__What to work on__
Return the count of lines that hold the string "size", with no other words.

__Stored data__
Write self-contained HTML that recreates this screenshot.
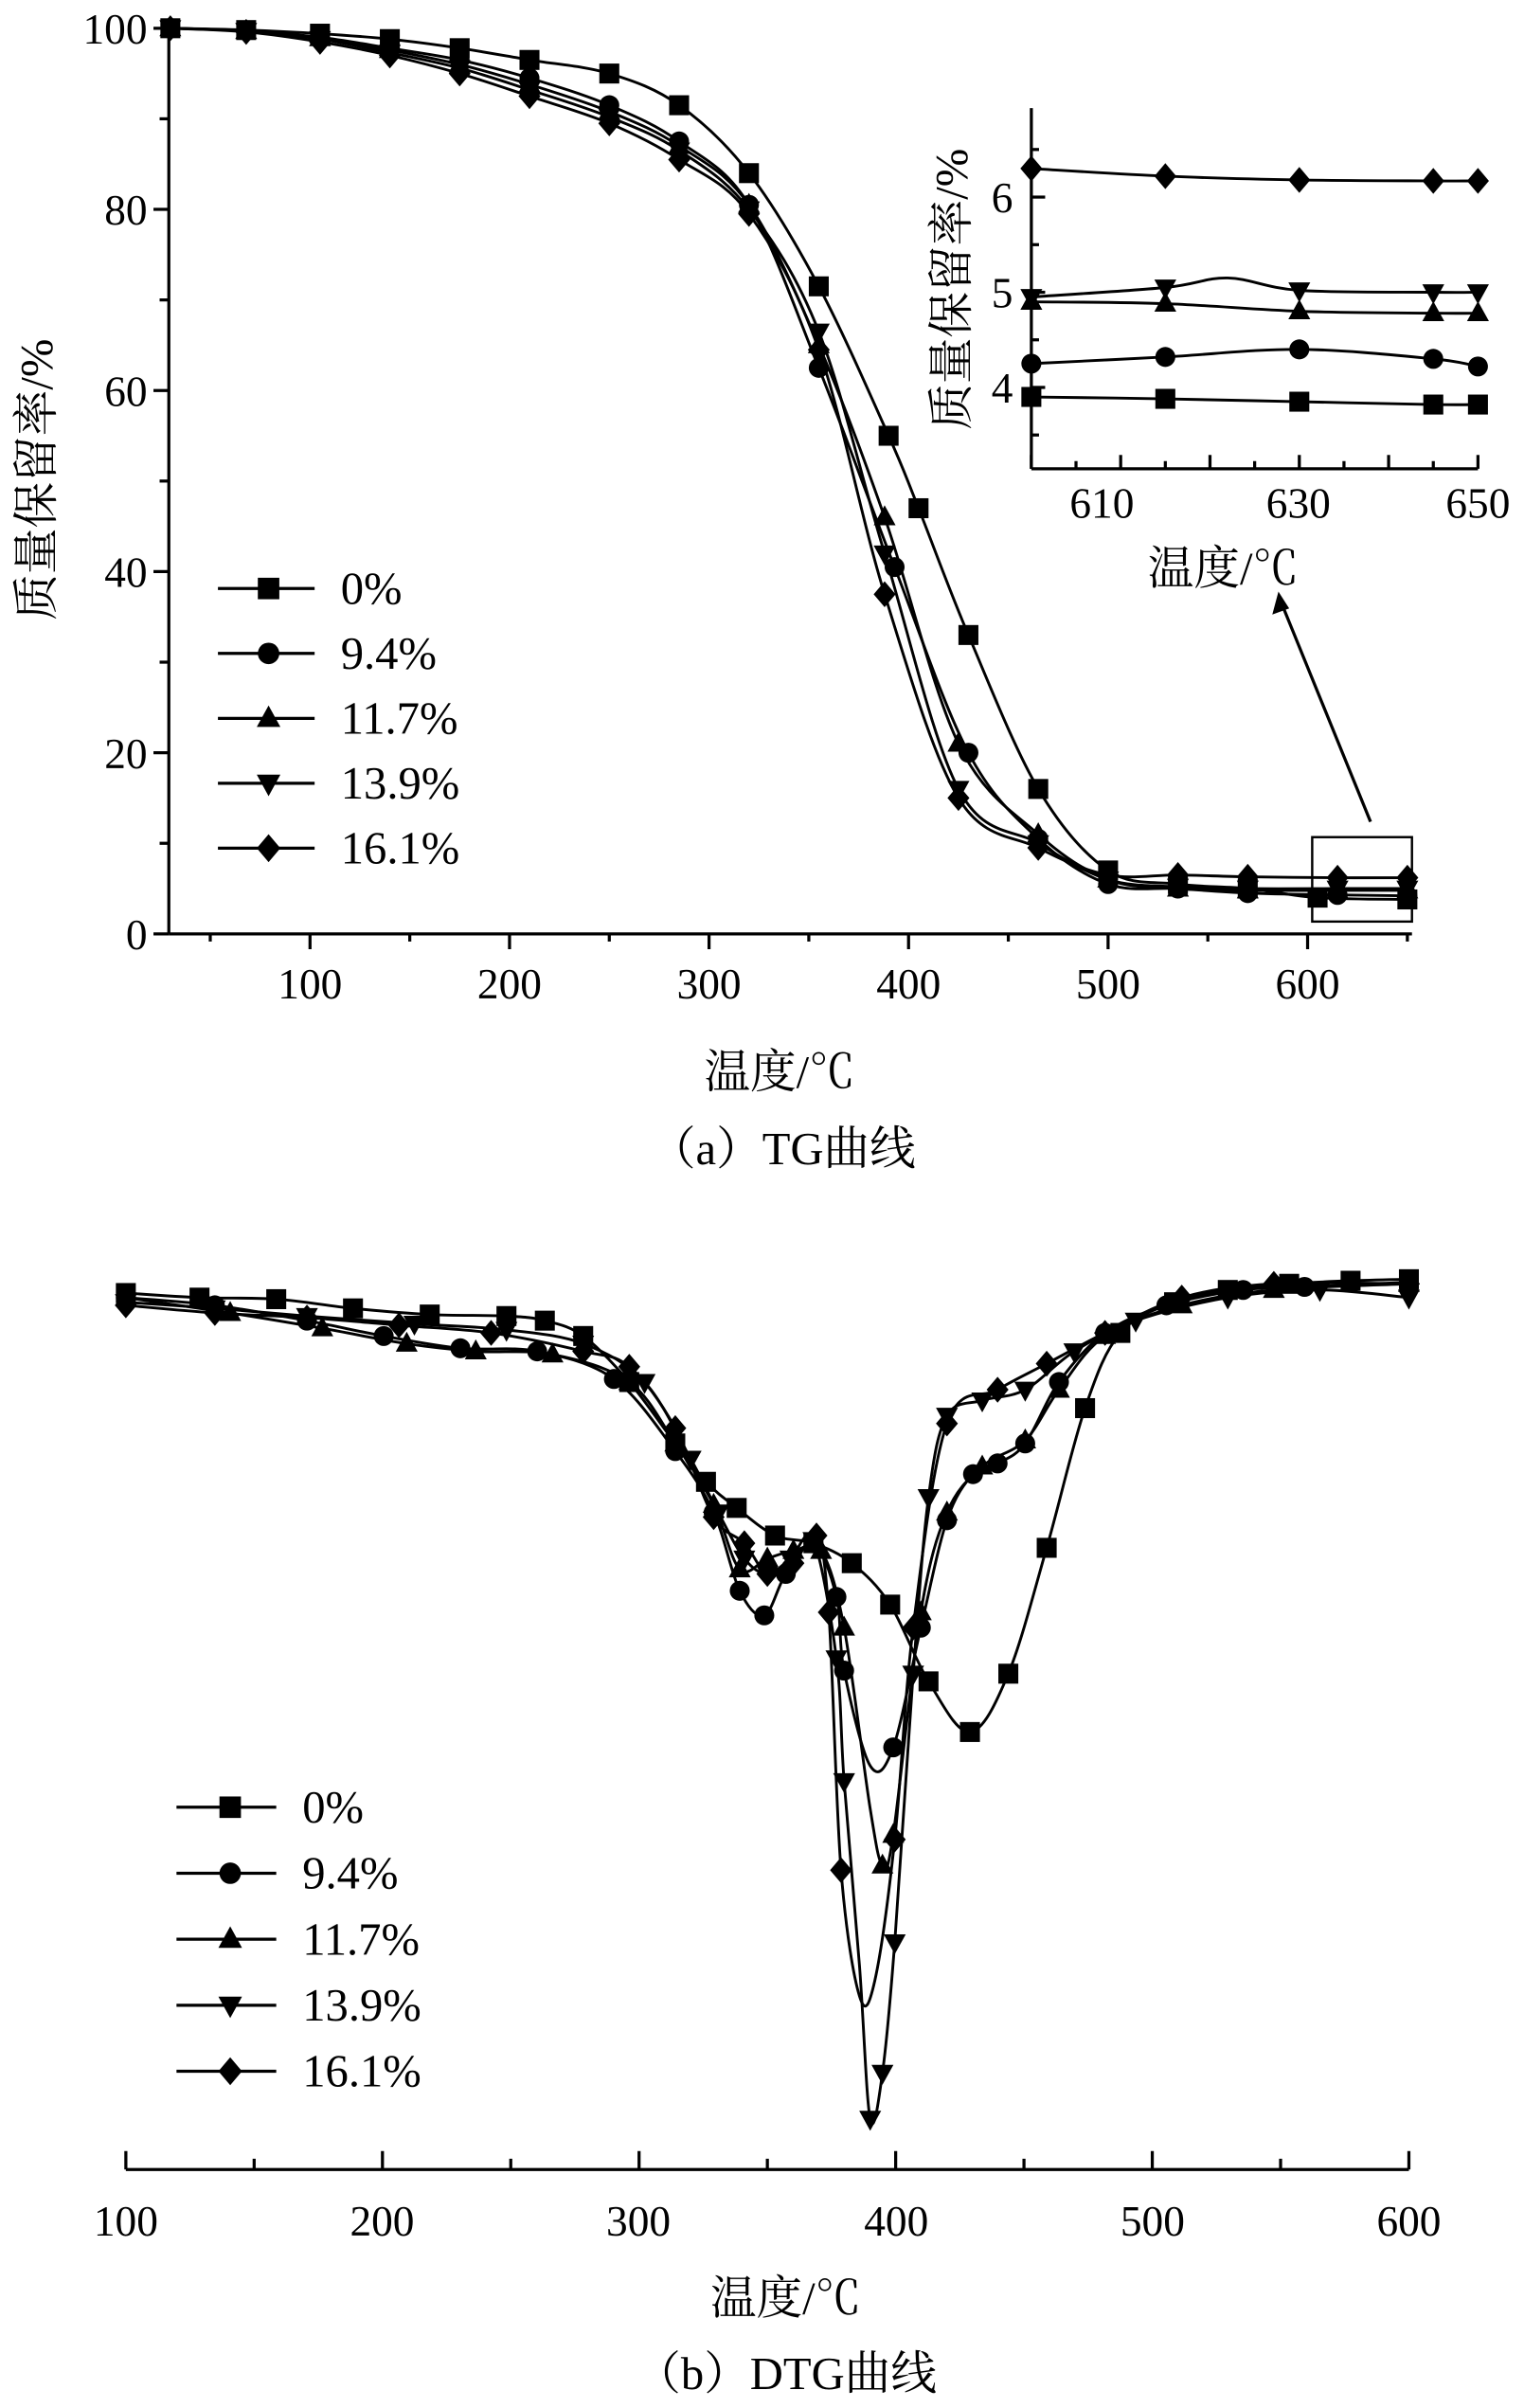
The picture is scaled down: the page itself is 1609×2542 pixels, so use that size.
<!DOCTYPE html>
<html><head><meta charset="utf-8">
<style>
html,body{margin:0;padding:0;background:#fff;}
svg{display:block;}
text{font-family:"Liberation Serif","Noto Serif CJK SC","Noto Sans CJK SC",serif;fill:#000;}
</style></head>
<body>
<svg id="s" width="1609" height="2542" viewBox="0 0 993 1568" xmlns="http://www.w3.org/2000/svg">
<g id="g" stroke="#000" fill="none" stroke-width="2"></g>
<g font-size="28">
<text x="202" y="650" text-anchor="middle">100</text>
<text x="332" y="650" text-anchor="middle">200</text>
<text x="462" y="650" text-anchor="middle">300</text>
<text x="592" y="650" text-anchor="middle">400</text>
<text x="722" y="650" text-anchor="middle">500</text>
<text x="852" y="650" text-anchor="middle">600</text>
<text x="96" y="28" text-anchor="end">100</text>
<text x="96" y="146" text-anchor="end">80</text>
<text x="96" y="264" text-anchor="end">60</text>
<text x="96" y="382" text-anchor="end">40</text>
<text x="96" y="500" text-anchor="end">20</text>
<text x="96" y="618" text-anchor="end">0</text>
<text x="718" y="337" text-anchor="middle">610</text>
<text x="846" y="337" text-anchor="middle">630</text>
<text x="963" y="337" text-anchor="middle">650</text>
<text x="660" y="262" text-anchor="end">4</text>
<text x="660" y="200" text-anchor="end">5</text>
<text x="660" y="138" text-anchor="end">6</text>
<text x="82" y="1456" text-anchor="middle">100</text>
<text x="249" y="1456" text-anchor="middle">200</text>
<text x="416" y="1456" text-anchor="middle">300</text>
<text x="584" y="1456" text-anchor="middle">400</text>
<text x="751" y="1456" text-anchor="middle">500</text>
<text x="918" y="1456" text-anchor="middle">600</text>
</g>
<g font-size="30">
<text x="508" y="708" text-anchor="middle">温度/℃</text>
<text x="510" y="758" text-anchor="middle">（a）TG曲线</text>
<text x="797" y="380" text-anchor="middle">温度/℃</text>
<text x="512" y="1507" text-anchor="middle">温度/℃</text>
<text x="512" y="1556" text-anchor="middle">（b）DTG曲线</text>
<text transform="translate(34,312) rotate(-90)" text-anchor="middle">质量保留率/%</text>
<text transform="translate(630,188) rotate(-90)" text-anchor="middle">质量保留率/%</text>
</g>
<g font-size="30" id="leg"></g>
</svg>
<script>
const NS="http://www.w3.org/2000/svg",g=document.getElementById('g'),leg=document.getElementById('leg');
function el(t,a,p){const e=document.createElementNS(NS,t);for(const k in a)e.setAttribute(k,a[k]);(p||g).appendChild(e);return e;}
function line(x1,y1,x2,y2){el('line',{x1,y1,x2,y2});}
function marker(type,x,y,s){s=s||6.5;
 if(type==0)el('rect',{x:x-s,y:y-s,width:2*s,height:2*s,fill:'#000',stroke:'none'});
 else if(type==1)el('circle',{cx:x,cy:y,r:s,fill:'#000',stroke:'none'});
 else if(type==2)el('polygon',{points:`${x},${y-s*1.2} ${x-s*1.1},${y+s*0.8} ${x+s*1.1},${y+s*0.8}`,fill:'#000',stroke:'none'});
 else if(type==3)el('polygon',{points:`${x},${y+s*1.2} ${x-s*1.1},${y-s*0.8} ${x+s*1.1},${y-s*0.8}`,fill:'#000',stroke:'none'});
 else el('polygon',{points:`${x},${y-s*1.3} ${x-s*1.1},${y} ${x},${y+s*1.3} ${x+s*1.1},${y}`,fill:'#000',stroke:'none'});}
function smooth(P){let d=`M${P[0][0]},${P[0][1]}`;for(let i=0;i<P.length-1;i++){const p0=P[i-1]||P[i],p1=P[i],p2=P[i+1],p3=P[i+2]||p2;
 d+=` C${p1[0]+(p2[0]-p0[0])/6},${p1[1]+(p2[1]-p0[1])/6} ${p2[0]-(p3[0]-p1[0])/6},${p2[1]-(p3[1]-p1[1])/6} ${p2[0]},${p2[1]}`;}
 el('path',{d,'stroke-width':1.8});}
function series(P,type,mk,s){smooth(P);P.forEach((p,i)=>{if(!mk||mk(i))marker(type,p[0],p[1],s);});}
// TG axes
line(110,18,110,608);line(110,608,920,608);
for(let v=0;v<=100;v+=10){const y=608-5.9*v;line(110,y,v%20?104:100,y);}
for(let T=50;T<=650;T+=50){const x=72+1.3*T;line(x,608,x,T%100?613:618);}
const tx=T=>72+1.3*T,ty=v=>608-5.9*v;
const TG=[
[[30,100],[68,99.8],[105,99.4],[140,98.8],[175,97.8],[210,96.5],[250,95],[285,91.5],[320,84],[355,71.5],[390,55],[405,47],[430,33],[465,16],[500,7],[535,5.5],[570,5],[605,4],[650,3.8]],
[[30,100],[68,99.7],[105,99],[140,97.8],[175,96.5],[210,94.5],[250,91.5],[285,87.5],[320,80.5],[355,62.5],[393,40.5],[430,20],[465,10.5],[500,5.5],[535,5],[570,4.5],[615,4.3],[650,4.2]],
[[30,100],[68,99.7],[105,98.9],[140,97.6],[175,96],[210,93.8],[250,90.8],[285,87],[320,80.5],[355,65],[388,46],[425,21],[465,11],[500,6],[535,5],[570,4.8],[615,4.8],[650,4.8]],
[[30,100],[68,99.7],[105,98.8],[140,97.3],[175,95.6],[210,93.2],[250,90.2],[285,86.5],[320,80],[355,66.5],[388,42],[425,16],[465,10],[500,6],[535,5.2],[570,5],[615,5],[650,5]],
[[30,100],[68,99.6],[105,98.5],[140,97],[175,95],[210,92.5],[250,89.5],[285,85.5],[320,79.5],[355,64.5],[388,37.5],[425,15],[465,9.5],[500,6.5],[535,6.5],[570,6.3],[615,6.2],[650,6.2]]];
TG.forEach((S,k)=>series(S.map(p=>[tx(p[0]),ty(p[1])]),k));
// inset
line(672,70,672,305);line(672,305,963,305);
for(let v=3.5;v<=6.5;v+=0.5){const y=252-62*(v-4);if(y<70||y>305)continue;line(672,y,(v*2)%2?677:681,y);}
for(let T=600;T<=650;T+=5){const x=672+5.82*(T-600);line(x,305,x,T%10?300:296);}
const ix=T=>672+5.82*(T-600),iy=v=>252-62*(v-4);
const IN=[
[[600,3.9],[615,3.88],[630,3.85],[645,3.82],[650,3.82]],
[[600,4.25],[615,4.32],[630,4.4],[645,4.3],[650,4.22]],
[[600,4.9],[615,4.88],[630,4.8],[645,4.78],[650,4.78]],
[[600,4.95],[615,5.05],[622,5.15],[630,5.02],[645,5.0],[650,5.0]],
[[600,6.3],[615,6.22],[630,6.18],[645,6.17],[650,6.17]]];
IN.forEach((S,k)=>series(S.map(p=>[ix(p[0]),iy(p[1])]),k,k==3?(i=>i!=2):null));
el('rect',{x:855,y:545,width:65,height:55,'stroke-width':1.5});
line(893,535,836,395);el('polygon',{points:'833,385 829,400 840,396',fill:'#000',stroke:'none'});
// DTG
line(82,1413,918,1413);
for(let T=100;T<=600;T+=50){const x=82+1.672*(T-100);line(x,1413,x,T%100?1406:1401);}
const D=[
[[82,842],[130,845],[180,846],[230,852],[280,856],[330,857],[355,860],[380,870],[410,900],[440,940],[460,965],[480,982],[505,1000],[530,1005],[555,1018],[580,1045],[605,1095],[632,1128],[657,1090],[682,1008],[707,917],[730,868],[765,848],[800,840],[840,836],[880,834],[918,833]],
[[82,845],[140,850],[200,860],[250,870],[300,878],[350,880],[400,898],[440,945],[465,985],[482,1036],[498,1052],[512,1025],[530,1005],[545,1040],[550,1088],[567,1150],[582,1138],[600,1060],[617,990],[634,960],[650,953],[668,940],[690,900],[720,868],[760,850],[810,840],[850,838],[918,835]],
[[82,845],[150,855],[210,865],[265,875],[310,880],[360,882],[410,900],[440,940],[465,980],[482,1022],[500,1015],[517,1010],[535,1010],[550,1060],[567,1178],[575,1215],[582,1195],[600,1050],[617,985],[640,955],[668,938],[690,905],[720,870],[770,850],[830,840],[918,836]],
[[82,848],[140,852],[200,857],[270,862],[330,866],[380,875],[420,900],[450,950],[468,985],[485,1015],[500,1025],[515,1015],[530,1003],[545,1080],[550,1160],[560,1280],[567,1380],[575,1350],[583,1265],[595,1090],[605,975],[617,922],[640,912],[668,905],[700,880],[740,860],[800,845],[860,840],[918,845]],
[[82,850],[140,855],[200,858],[260,863],[320,868],[380,880],[410,890],[440,930],[465,988],[485,1005],[500,1025],[517,1018],[532,1000],[540,1050],[548,1218],[560,1300],[570,1290],[583,1198],[595,1060],[617,927],[650,905],[682,888],[720,868],[770,845],[830,836],[918,836]]];
D.forEach((S,k)=>series(S,k,i=>!(S[i][0]>555&&S[i][0]<575&&!(k==3&&S[i][1]>1370))));
// legends
const names=['0%','9.4%','11.7%','13.9%','16.1%'];
names.forEach((n,k)=>{let y=383+42.3*k;line(142,y,205,y);marker(k,175,y,7);
 el('text',{x:222,y:y+10},leg).textContent=n;
 y=1177+43*k;line(115,y,180,y);marker(k,150,y,7);
 el('text',{x:197,y:y+10},leg).textContent=n;});
</script>
</body></html>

__Full solution__
4